"I am saying that I don't think she should be allowed to profit from the situation MORE because she reacted emotionally rather than logically." What makes you think I wasn't reacting logically? Sure, it was an emotional time. I had to make quick decisions for my safety. But I made phone calls to the dv agency in VA to get their advice. I talked to military friends who also advised I leave and who gave me blankets, food, and money (I've paid them back). It seems you think I planned to leave as a way to "profit." I can assure you, financial gain was nowhere in my mind. At. All!

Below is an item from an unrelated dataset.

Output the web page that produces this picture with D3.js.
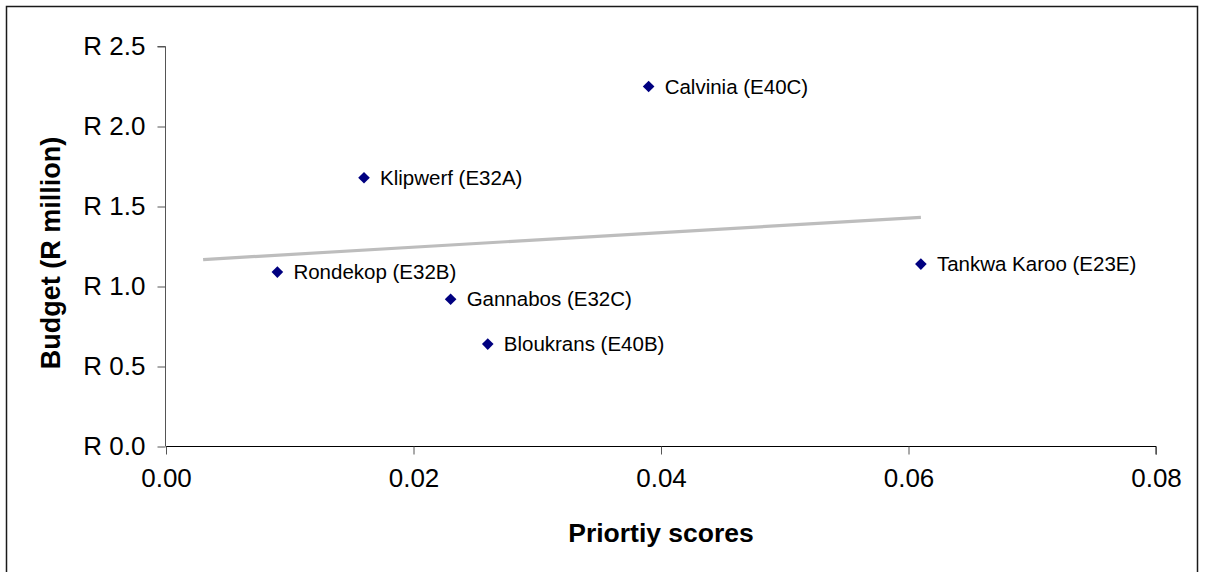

"and maybe a few months rent until you can get a new job." Well, he was not going to give me that. He demanded I either sign his separation agreement, which not only gave me nothing but also said we had split up all marital property, or come back. A job?? You seem to think they are easy to come by these days.
"If she had moved forward with the divorce process then, that's what I think she SHOULD have been entitled to. I would hope the court would have supported that. E7 has a variety of excuses, but basically......she did not make sure this was moving forward for over a year." Ummm, I'm certain I explained my difficulty with retaining a lawyer. I tried. It did not work. I did not have enough $$ to pay a retainer fee, and the free legal attorney said she would only dissolve the marriage, not go for support. I agreed, then she closed my case b/c it had not moved forward. Now, this is the third time I've explained the attorney problems. I hope it's the last. You say I have a "variety of excuses" and that I did not make sure it moved forward. You have absolutely NO IDEA what steps I took over those months. I have three notebooks filled with notes about calls I made, people I worked with, etc. As I told his attorney when he threatened that if I didn't sign the sep. agreement, they would make me responsible for half of the EXAGGERATED, INFLATED, FLAT-OUT WRONG marital debt he added up. Everyone, including my own attorney later, just believed his figures without checking on them. No way was I going to sign that agreement without legal counsel. He dragged it on by continually insisting I sign it with no counsel.
"I'm a master procrastinator, but I'm thinking if I wanted my marriage to be OVER, I wouldn't let things stall for that amount of time. Well, I might.......if I felt like 'something' might happen to him when deployed and I could get his life insurance and widow's benefits, BUT I think a person who wanted the marriage to be over would be more motivated to end it." Oh, please. What kind of drama are you imagining here? Are you suggesting (yes, you are) that I had hoped for such an outcome? Save it for a soap opera. As far as I was concerned, the marriage was over. I was safely far enough away from him.
Besides, he filed at the one-year mark, which was the only way to do it for a no-fault divorce. I wanted to file earlier on fault grounds, but I could not get it done with no money.